With HSPA enabled, mobile data worked but only sometimes, often stopping halfway through a transfer. Also the phone would go into a state where incoming calls or texts were not being received - until it was restarted.
Disabling HSPA gave me 100% reliable mobile data.
This is not a thorough test, being only over 2 days. But it is probably significant. Germany has a very fast HSPA - anything up to 10mbits/sec - and I suspect the HSPA bug has not been fixed. It is very likely that Nokia did some tinkering to make it less likely to crash the phone completely.
My 808 stopped doing the HSPA crash a few weeks ago, immediately following some Nokia update (which claimed to do the Gallery or something like that) and also following the installation (but subsequent switching off of) Mr Alshawavy's battery saver app.

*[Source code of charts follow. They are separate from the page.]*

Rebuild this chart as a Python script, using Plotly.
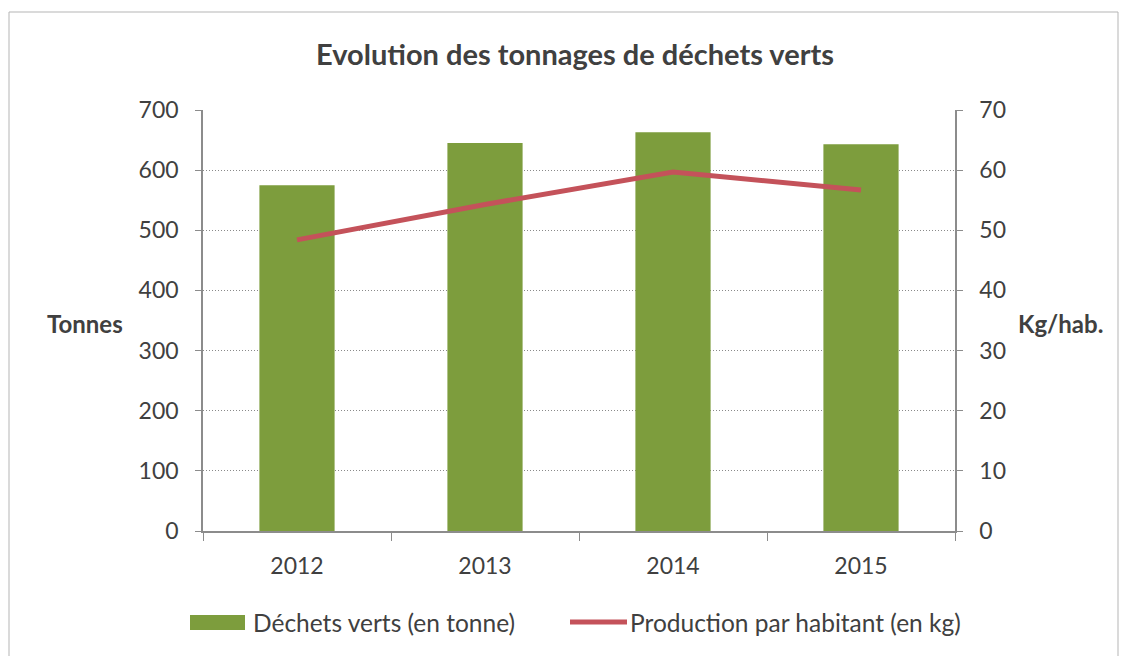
import plotly.graph_objects as go

years = ["2012", "2013", "2014", "2015"]
tonnes = [575, 645, 663, 643]
kg_per_hab = [48.4, 54.3, 59.7, 56.7]

title = "Evolution des tonnages de déchets verts"
bar_name = "Déchets verts (en tonne)"
line_name = "Production par habitant (en kg)"

FONT = "Lato, 'Open Sans', sans-serif"
TXT = "#404040"
GREEN = "#7d9d3d"
RED = "#c4525a"

fig = go.Figure()
fig.add_trace(go.Bar(x=years, y=tonnes, name=bar_name, marker=dict(color=GREEN, line=dict(width=0)),
                     yaxis="y"))
fig.add_trace(go.Scatter(x=years, y=kg_per_hab, name=line_name, mode="lines",
                         line=dict(color=RED, width=5), yaxis="y2"))

OFF = 8  # page body offset
W, H = 1131, 656
L, R, T, B = 203 - OFF, 955 - OFF, 110 - OFF, 531 - OFF

def px(x):
    return (x - OFF - L) / (R - L)

def py(y):
    return (B - (y - OFF)) / (B - T)

fig.update_layout(
    width=W, height=H,
    margin=dict(l=L, r=W - R, t=T, b=H - B, autoexpand=False),
    paper_bgcolor="white", plot_bgcolor="white",
    font=dict(family=FONT, color=TXT, size=23),
    title=dict(text=title, x=px(575), xanchor="center", xref="paper", y=1 - (55 - OFF) / H, yanchor="middle",
               font=dict(family=FONT, size=29, color=TXT, weight="bold")),
    bargap=0.6,
    showlegend=False,
    xaxis=dict(showline=True, linecolor="#8c8c8c", linewidth=1.5, ticks="outside", tickson="boundaries",
               ticklen=8, tickcolor="#8c8c8c", showgrid=False, ticklabelstandoff=14,
               tickfont=dict(size=23, color=TXT)),
    yaxis=dict(range=[0, 700], dtick=100, showline=True, linecolor="#8c8c8c", linewidth=1.5,
               ticks="outside", ticklen=6, tickcolor="#8c8c8c", showgrid=True, gridcolor="#8a8a8a",
               griddash="1px,2px", gridwidth=1, zeroline=False, ticklabelstandoff=12,
               tickfont=dict(size=23, color=TXT)),
    yaxis2=dict(range=[0, 70], dtick=10, overlaying="y", side="right", showline=True,
                linecolor="#8c8c8c", linewidth=1.5, ticks="outside", ticklen=6, tickcolor="#8c8c8c",
                showgrid=False, zeroline=False, ticklabelstandoff=12,
                tickfont=dict(size=23, color=TXT)),
)

fig.add_annotation(text="<b>Tonnes</b>", x=px(85), y=py(323), xref="paper", yref="paper",
                   xanchor="center", yanchor="middle", showarrow=False, font=dict(size=24, color=TXT))
fig.add_annotation(text="<b>Kg/hab.</b>", x=px(1060), y=py(323), xref="paper", yref="paper",
                   xanchor="center", yanchor="middle", showarrow=False, font=dict(size=24, color=TXT))

# legend (drawn manually to match the wide swatches)
fig.add_shape(type="rect", xref="paper", yref="paper", x0=px(190), x1=px(245), y0=py(630), y1=py(615),
              fillcolor=GREEN, line=dict(width=0))
fig.add_annotation(text=bar_name, x=px(251), y=py(622), xref="paper", yref="paper", xanchor="left",
                   yanchor="middle", showarrow=False, font=dict(size=24.5, color=TXT))
fig.add_shape(type="line", xref="paper", yref="paper", x0=px(570), x1=px(627), y0=py(622), y1=py(622),
              line=dict(color=RED, width=5))
fig.add_annotation(text=line_name, x=px(628), y=py(622), xref="paper", yref="paper", xanchor="left",
                   yanchor="middle", showarrow=False, font=dict(size=24.5, color=TXT))

border = dict(color="#b5b5b5", width=1)
fig.add_shape(type="line", xref="paper", yref="paper", x0=px(9), x1=px(9), y0=py(656), y1=py(12), line=border)
fig.add_shape(type="line", xref="paper", yref="paper", x0=px(9), x1=px(1118), y0=py(12), y1=py(12), line=border)
fig.add_shape(type="line", xref="paper", yref="paper", x0=px(1118), x1=px(1118), y0=py(12), y1=py(656), line=border)

fig.write_html("out.html")
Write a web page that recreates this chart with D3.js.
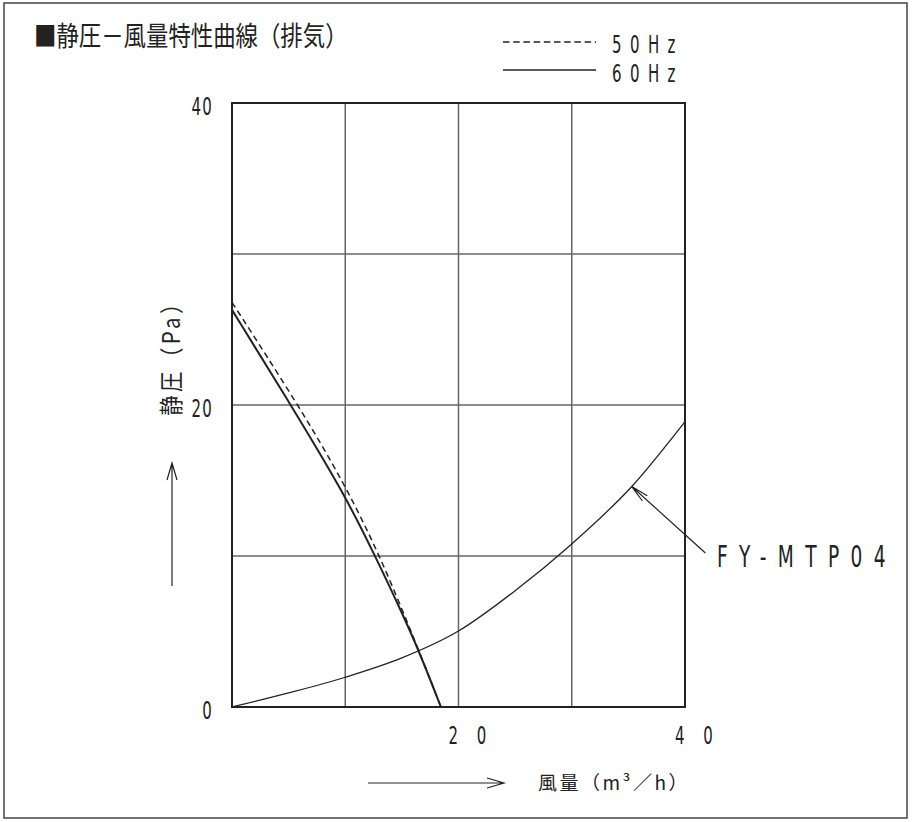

I also saw the same thing a few weeks ago when I got the Telephony update together with the gallery update and maybe a few more. The phone became completely stable on 3G only, but not 3.5G because when I enabled HSPA right after the telephony update, the phone crashed within 5 minutes. So I turned off HSPA, and the phone has been completely stable to this day, so my conclusion was that the telephony update fixed the issue only on 3G and not 3.5G. Since April 24th, I turned on HSPA again immediately after installing the network compatibility fix (no restart required), and the phone has been wonderful so far on 3.5G.
Did you install the network compatibility fix update yet?
I see. Maybe the fix is not effective for all networks/locations.
But my phone was excellent for another day today!
Here is the result of my test so far on 3.5G (HSPA enabled). My phone crashed on day 11 after installation of the 3G network compatibility fix update.
So I can confirm that while this update has not completely fixed the bug, it has made a significant improvement in the stability of the phone. I hope that this bug can eventually be fully resolved, but I'm very impressed by the 3G network compatibility fix.
Immediately after crashing, I turned off HSPA, and I'm currently testing the phone on 3G. I will report the results later.